**What to work on**
Which lines contain the string "this"? Please list every one of them.

# # # #

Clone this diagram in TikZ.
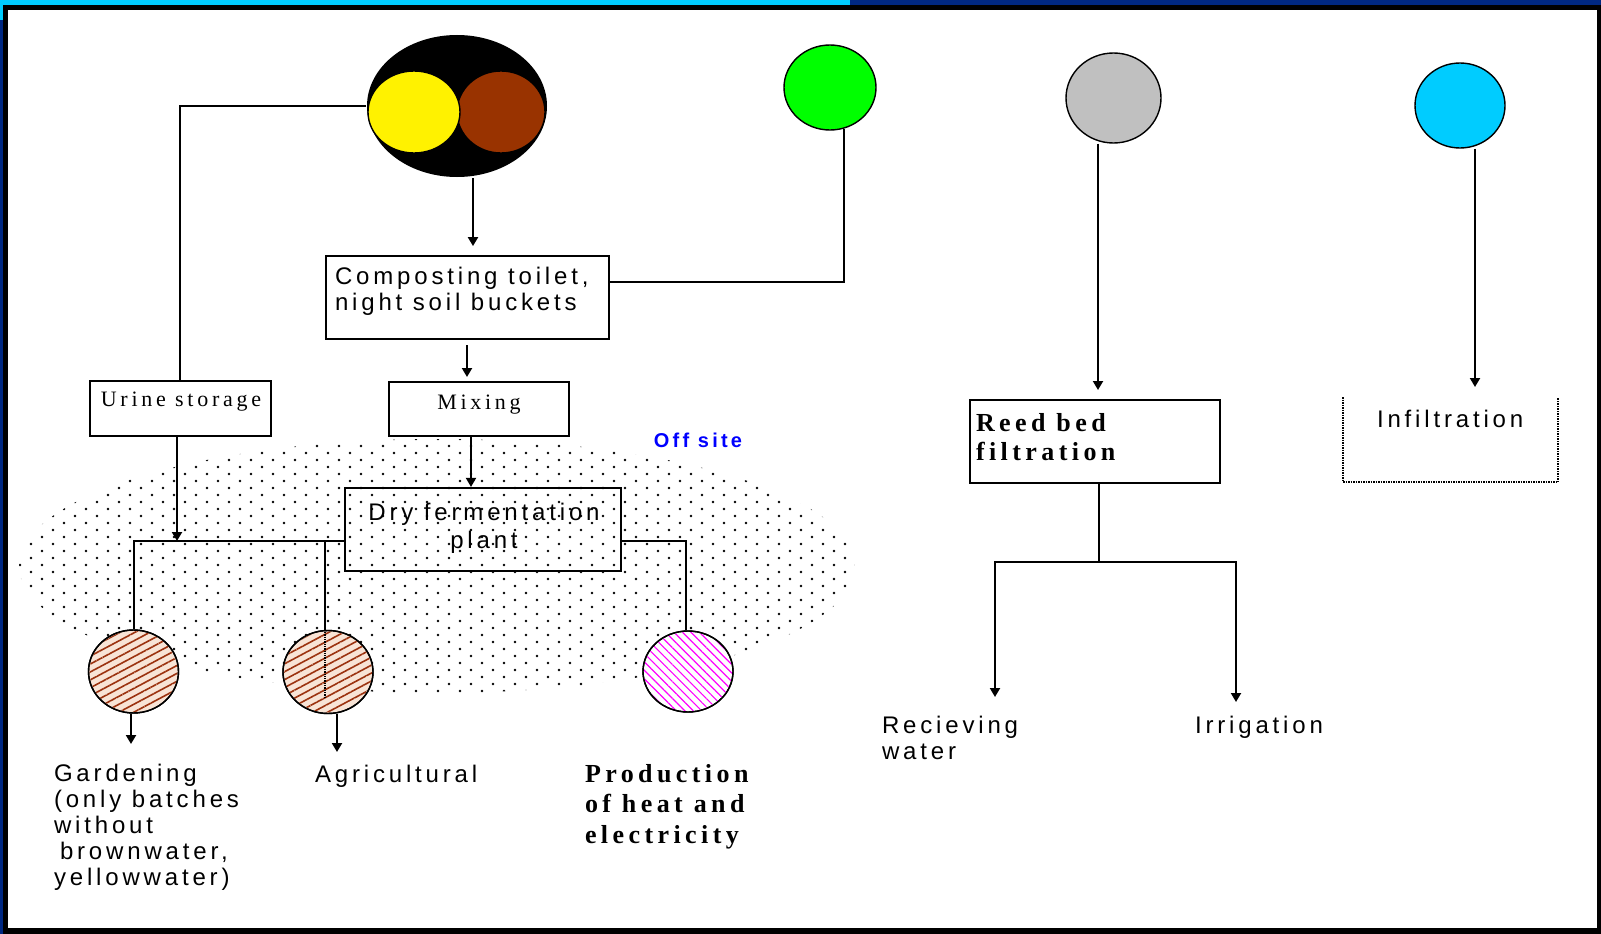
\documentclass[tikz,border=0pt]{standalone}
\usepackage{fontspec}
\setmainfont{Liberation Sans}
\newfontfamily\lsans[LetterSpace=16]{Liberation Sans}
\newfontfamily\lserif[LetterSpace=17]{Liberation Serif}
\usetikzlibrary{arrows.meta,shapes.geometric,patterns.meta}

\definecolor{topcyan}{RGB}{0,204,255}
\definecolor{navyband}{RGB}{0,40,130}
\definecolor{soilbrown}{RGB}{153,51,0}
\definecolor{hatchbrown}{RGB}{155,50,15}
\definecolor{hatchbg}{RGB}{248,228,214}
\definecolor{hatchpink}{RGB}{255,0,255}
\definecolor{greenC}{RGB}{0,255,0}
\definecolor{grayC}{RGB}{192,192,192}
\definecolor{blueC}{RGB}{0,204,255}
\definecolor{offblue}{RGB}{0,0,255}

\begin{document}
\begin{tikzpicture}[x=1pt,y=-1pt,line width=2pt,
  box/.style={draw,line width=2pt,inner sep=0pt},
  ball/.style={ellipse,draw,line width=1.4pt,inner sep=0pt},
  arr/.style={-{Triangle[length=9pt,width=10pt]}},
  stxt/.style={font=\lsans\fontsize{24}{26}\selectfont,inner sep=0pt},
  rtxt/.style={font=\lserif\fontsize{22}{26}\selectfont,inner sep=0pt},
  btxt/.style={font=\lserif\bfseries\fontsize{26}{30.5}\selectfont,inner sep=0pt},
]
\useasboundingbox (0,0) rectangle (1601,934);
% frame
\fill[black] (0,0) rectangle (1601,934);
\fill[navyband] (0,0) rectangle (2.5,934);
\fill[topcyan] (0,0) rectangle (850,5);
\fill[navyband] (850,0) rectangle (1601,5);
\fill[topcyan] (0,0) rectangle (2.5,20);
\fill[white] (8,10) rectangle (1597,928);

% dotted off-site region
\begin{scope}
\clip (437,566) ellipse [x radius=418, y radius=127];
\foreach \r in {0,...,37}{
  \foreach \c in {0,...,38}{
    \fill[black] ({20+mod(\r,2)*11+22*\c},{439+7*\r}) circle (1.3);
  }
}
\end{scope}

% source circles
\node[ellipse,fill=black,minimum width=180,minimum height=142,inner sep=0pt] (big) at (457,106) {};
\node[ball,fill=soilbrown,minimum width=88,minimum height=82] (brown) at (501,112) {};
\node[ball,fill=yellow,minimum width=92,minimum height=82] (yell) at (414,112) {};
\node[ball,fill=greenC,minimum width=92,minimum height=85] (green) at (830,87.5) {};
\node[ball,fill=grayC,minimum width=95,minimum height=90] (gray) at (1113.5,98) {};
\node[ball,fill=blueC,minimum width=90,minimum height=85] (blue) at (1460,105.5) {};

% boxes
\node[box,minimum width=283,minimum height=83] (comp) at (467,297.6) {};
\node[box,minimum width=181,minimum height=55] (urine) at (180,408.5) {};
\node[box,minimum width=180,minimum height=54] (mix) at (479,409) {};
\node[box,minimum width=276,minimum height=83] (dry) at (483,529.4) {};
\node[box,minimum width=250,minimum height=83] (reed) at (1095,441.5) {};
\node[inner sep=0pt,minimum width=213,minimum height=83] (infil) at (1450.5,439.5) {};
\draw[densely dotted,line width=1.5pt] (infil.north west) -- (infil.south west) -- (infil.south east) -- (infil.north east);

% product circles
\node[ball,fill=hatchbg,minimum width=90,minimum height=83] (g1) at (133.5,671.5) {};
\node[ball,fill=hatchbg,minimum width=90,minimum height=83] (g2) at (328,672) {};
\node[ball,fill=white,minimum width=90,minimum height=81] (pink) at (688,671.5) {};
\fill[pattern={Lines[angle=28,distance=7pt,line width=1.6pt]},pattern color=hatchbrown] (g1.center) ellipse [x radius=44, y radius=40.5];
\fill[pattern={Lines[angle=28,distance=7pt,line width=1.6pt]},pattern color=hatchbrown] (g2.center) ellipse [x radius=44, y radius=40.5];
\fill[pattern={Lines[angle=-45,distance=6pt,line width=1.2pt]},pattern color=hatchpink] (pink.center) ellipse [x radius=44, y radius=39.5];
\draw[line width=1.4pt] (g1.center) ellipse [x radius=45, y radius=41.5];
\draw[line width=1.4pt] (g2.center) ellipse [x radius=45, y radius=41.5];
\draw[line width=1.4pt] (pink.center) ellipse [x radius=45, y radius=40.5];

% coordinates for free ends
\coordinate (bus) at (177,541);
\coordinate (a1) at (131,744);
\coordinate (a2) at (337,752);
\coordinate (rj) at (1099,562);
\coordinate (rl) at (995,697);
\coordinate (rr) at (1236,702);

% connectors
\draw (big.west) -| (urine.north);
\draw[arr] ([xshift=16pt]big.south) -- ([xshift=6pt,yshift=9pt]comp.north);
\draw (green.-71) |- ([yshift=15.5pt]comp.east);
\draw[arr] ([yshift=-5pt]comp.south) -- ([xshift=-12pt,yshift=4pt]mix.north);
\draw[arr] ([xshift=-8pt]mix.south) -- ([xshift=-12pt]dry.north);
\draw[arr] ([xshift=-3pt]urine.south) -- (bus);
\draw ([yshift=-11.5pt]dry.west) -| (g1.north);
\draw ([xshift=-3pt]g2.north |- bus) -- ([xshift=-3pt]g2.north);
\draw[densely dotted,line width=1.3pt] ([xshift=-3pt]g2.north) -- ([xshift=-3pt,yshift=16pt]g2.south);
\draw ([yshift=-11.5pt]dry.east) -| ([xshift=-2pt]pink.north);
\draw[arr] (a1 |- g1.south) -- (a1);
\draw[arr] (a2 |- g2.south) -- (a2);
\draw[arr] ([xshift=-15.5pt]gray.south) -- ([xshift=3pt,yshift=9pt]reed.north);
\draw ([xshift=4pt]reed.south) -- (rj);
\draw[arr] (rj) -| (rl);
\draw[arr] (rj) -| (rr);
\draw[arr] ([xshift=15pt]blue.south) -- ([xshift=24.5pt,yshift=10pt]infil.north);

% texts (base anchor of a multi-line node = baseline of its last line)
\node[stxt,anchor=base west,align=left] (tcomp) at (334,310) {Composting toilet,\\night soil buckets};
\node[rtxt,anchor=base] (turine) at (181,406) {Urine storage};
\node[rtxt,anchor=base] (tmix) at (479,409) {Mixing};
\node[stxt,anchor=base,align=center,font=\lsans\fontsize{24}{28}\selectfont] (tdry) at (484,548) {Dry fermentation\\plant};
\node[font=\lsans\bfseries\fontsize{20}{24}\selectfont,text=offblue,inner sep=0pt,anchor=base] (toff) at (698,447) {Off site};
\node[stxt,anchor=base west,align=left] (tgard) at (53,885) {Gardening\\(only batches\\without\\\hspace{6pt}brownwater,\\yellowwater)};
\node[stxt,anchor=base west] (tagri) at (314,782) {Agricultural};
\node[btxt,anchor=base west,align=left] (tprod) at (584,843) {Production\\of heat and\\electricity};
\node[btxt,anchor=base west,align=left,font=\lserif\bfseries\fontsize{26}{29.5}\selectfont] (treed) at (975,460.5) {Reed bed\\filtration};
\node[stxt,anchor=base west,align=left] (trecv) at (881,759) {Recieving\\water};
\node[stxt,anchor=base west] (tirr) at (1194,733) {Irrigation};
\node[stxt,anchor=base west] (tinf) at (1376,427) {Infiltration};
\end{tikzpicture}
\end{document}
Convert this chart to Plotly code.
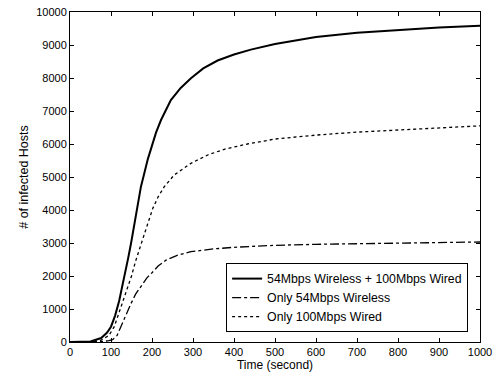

# # # #

**Reply**
Clone this diagram in TikZ.
Convert this chart to Plotly code.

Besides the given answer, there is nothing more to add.